*** Data for processing

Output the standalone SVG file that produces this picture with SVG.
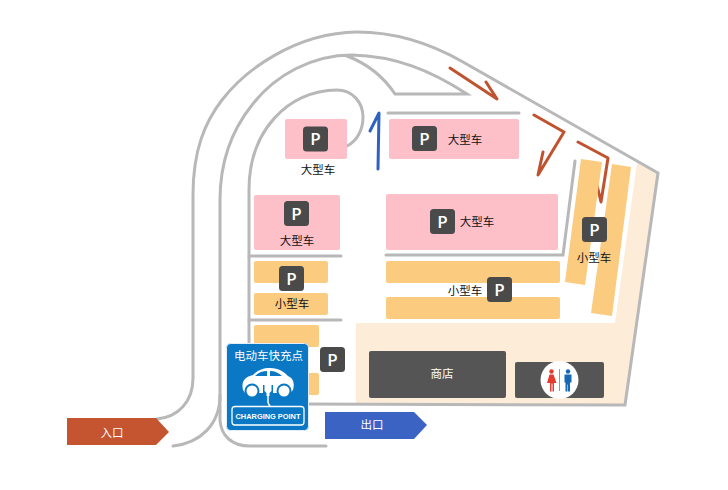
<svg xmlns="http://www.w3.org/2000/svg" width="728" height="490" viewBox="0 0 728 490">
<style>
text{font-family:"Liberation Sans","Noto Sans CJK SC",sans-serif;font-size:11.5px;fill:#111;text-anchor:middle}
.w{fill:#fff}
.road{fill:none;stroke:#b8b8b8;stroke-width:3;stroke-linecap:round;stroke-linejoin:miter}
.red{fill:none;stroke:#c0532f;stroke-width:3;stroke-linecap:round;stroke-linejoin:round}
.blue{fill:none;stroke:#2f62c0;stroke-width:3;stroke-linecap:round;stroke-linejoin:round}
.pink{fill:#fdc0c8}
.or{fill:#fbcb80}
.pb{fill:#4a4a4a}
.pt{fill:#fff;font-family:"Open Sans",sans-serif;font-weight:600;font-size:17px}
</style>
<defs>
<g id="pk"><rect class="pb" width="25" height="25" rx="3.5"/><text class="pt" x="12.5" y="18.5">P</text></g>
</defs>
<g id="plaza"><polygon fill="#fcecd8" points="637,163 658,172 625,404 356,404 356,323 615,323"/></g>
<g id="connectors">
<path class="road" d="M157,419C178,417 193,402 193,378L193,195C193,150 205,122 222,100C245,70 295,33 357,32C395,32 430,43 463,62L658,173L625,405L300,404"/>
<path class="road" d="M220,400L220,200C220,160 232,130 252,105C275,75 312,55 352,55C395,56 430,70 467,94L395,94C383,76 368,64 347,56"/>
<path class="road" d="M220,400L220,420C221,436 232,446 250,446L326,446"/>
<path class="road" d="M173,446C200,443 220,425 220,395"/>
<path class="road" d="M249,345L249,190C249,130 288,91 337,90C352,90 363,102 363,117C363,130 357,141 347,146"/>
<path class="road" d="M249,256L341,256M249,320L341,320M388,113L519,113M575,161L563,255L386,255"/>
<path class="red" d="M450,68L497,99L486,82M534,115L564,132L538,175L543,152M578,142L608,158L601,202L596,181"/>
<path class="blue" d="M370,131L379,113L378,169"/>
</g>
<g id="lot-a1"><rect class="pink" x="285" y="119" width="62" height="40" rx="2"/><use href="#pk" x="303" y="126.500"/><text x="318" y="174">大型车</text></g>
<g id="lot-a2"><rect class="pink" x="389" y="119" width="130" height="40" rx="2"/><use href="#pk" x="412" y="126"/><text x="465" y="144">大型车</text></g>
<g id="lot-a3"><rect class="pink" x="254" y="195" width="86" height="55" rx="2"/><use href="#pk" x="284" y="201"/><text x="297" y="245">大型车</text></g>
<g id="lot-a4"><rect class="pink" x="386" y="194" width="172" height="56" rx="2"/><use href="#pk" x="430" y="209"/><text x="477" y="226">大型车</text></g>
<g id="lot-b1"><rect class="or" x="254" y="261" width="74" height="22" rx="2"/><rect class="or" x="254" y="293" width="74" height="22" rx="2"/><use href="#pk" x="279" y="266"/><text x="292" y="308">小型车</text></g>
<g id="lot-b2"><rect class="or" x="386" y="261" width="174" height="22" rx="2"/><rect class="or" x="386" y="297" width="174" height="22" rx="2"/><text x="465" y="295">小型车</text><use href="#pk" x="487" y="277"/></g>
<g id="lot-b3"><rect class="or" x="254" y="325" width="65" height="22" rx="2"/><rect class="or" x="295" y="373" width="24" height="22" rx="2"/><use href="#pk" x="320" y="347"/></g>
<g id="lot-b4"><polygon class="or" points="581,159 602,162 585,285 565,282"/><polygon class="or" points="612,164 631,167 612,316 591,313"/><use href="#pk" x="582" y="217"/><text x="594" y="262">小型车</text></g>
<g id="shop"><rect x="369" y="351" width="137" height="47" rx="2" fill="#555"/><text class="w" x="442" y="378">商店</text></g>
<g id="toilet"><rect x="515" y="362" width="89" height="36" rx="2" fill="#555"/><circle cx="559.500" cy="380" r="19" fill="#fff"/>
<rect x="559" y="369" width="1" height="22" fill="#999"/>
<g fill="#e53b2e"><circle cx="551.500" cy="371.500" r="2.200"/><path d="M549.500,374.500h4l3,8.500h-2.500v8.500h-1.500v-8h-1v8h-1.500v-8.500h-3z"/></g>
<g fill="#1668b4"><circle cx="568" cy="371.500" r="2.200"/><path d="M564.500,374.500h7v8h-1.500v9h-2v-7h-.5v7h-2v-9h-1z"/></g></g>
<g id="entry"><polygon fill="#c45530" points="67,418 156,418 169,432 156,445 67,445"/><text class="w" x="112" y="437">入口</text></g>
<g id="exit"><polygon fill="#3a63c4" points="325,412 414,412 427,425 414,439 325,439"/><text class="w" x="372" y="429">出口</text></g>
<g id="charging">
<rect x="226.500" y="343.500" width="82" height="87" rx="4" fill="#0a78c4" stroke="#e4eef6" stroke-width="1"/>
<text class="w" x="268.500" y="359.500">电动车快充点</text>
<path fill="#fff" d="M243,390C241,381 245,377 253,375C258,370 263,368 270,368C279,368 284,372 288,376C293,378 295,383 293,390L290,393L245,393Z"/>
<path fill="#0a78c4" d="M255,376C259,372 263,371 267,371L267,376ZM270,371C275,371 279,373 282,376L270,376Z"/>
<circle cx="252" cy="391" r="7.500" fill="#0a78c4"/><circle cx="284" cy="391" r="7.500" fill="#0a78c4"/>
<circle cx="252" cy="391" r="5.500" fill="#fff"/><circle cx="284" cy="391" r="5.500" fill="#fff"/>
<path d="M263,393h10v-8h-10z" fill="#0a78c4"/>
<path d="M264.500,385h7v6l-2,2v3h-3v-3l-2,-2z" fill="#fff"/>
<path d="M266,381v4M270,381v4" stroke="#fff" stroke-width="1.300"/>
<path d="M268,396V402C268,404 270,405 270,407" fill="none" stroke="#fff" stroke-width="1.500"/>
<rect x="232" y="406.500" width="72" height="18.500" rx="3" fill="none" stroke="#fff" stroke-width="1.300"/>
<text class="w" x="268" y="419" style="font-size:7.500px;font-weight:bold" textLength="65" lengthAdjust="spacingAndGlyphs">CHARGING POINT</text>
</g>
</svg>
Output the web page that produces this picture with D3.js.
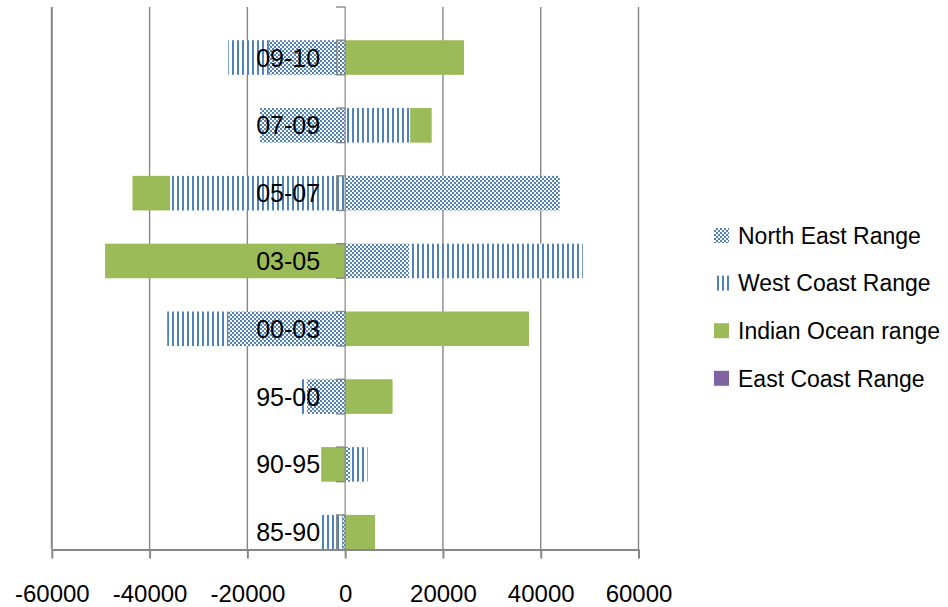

******

* **Problem description**:
In the lines above, find each one with "that" and list it.

* **Solution**:
Output the standalone SVG file that produces this picture with SVG.
Output the web page that produces this picture with D3.js.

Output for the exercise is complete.